- Task objective -
All lines in which the word "this" occurs are to be extracted.

- Provided data -
☆ ☆ ☆
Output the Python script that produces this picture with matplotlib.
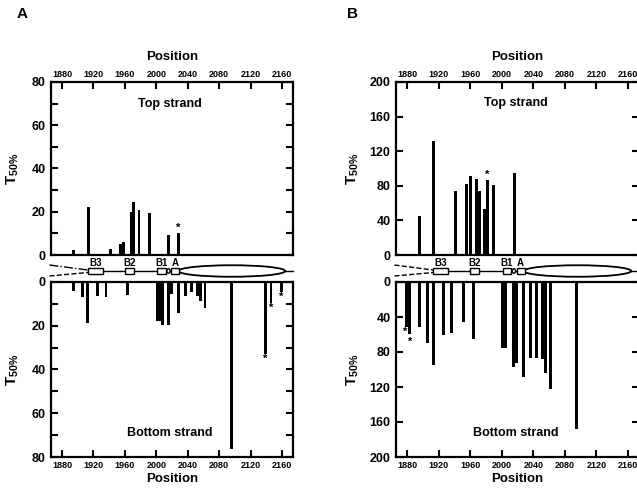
☆ ☆ ☆
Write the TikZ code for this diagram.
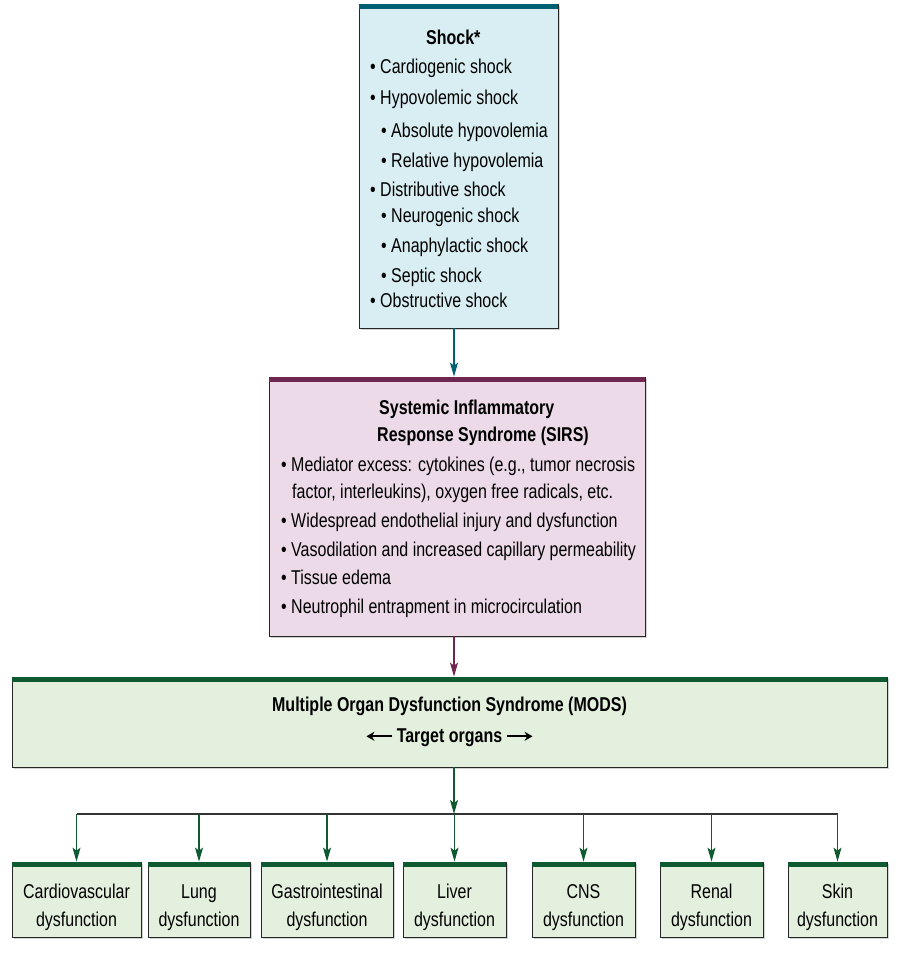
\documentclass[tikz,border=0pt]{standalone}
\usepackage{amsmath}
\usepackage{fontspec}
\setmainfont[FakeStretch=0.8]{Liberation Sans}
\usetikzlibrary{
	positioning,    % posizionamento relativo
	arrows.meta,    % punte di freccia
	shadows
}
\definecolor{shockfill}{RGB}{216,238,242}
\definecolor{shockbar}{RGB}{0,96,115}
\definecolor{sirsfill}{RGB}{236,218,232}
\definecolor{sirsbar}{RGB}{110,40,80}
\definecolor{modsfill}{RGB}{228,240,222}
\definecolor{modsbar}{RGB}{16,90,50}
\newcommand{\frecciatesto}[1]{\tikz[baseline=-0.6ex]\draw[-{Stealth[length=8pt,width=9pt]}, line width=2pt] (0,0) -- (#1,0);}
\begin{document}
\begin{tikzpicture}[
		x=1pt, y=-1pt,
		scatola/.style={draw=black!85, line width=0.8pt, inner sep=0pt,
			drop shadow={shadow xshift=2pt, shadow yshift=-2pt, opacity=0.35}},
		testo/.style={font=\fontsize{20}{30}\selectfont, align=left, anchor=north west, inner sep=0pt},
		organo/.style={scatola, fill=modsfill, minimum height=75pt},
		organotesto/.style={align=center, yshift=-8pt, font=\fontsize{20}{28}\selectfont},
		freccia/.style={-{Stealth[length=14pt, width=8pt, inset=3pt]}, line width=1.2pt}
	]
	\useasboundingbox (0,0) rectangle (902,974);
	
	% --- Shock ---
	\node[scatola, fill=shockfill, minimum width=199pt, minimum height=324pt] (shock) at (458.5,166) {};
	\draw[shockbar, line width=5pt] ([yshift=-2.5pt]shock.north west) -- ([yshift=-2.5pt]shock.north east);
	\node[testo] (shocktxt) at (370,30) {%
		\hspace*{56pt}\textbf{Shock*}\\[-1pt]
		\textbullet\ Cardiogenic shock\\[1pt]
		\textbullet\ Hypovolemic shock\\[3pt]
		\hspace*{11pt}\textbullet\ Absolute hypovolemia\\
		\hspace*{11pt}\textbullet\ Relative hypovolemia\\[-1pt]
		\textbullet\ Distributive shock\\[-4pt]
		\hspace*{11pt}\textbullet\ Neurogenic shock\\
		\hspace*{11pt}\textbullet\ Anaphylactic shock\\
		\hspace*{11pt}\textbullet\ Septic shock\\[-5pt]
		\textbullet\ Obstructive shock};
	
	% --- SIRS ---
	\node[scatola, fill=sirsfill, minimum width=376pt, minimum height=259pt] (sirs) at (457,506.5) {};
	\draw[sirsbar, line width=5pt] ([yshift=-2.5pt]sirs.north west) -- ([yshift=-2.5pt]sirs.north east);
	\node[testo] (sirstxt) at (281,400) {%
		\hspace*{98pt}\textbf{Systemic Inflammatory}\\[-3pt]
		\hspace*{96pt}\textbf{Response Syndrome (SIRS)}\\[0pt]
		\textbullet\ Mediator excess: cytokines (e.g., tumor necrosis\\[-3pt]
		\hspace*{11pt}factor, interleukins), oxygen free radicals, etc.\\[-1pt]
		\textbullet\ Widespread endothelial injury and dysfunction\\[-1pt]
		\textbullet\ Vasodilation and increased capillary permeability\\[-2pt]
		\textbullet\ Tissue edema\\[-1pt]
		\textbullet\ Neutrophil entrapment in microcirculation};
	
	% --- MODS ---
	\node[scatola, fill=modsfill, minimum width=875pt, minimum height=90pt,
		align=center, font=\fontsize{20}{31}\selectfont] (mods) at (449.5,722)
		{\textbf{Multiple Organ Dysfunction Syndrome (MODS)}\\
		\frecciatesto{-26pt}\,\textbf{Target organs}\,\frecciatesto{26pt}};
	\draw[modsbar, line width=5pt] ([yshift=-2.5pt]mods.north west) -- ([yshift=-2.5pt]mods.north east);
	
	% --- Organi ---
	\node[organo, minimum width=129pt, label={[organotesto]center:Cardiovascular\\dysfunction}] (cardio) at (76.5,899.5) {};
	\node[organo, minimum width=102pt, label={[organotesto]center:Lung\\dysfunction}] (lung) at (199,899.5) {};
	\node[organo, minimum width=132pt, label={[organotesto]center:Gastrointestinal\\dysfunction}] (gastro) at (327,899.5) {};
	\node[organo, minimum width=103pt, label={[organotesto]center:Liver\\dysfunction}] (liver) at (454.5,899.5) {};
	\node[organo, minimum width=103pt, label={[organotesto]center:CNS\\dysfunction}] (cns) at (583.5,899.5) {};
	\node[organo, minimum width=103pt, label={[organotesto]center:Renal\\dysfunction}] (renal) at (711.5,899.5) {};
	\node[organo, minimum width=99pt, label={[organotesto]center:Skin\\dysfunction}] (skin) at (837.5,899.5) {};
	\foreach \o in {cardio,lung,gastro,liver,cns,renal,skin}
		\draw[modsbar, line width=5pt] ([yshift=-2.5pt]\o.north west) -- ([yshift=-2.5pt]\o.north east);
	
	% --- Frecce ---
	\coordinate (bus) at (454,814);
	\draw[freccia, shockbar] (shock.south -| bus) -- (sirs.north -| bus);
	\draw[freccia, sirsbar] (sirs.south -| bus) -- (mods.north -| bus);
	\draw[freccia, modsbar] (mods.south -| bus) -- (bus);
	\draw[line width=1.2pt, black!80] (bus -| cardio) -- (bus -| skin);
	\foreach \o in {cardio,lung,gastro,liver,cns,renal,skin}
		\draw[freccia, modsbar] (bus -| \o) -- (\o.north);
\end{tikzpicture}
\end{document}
☆ ☆ ☆
- Final answer -
Output the Python script that produces this picture with matplotlib.
Write the TikZ code for this diagram.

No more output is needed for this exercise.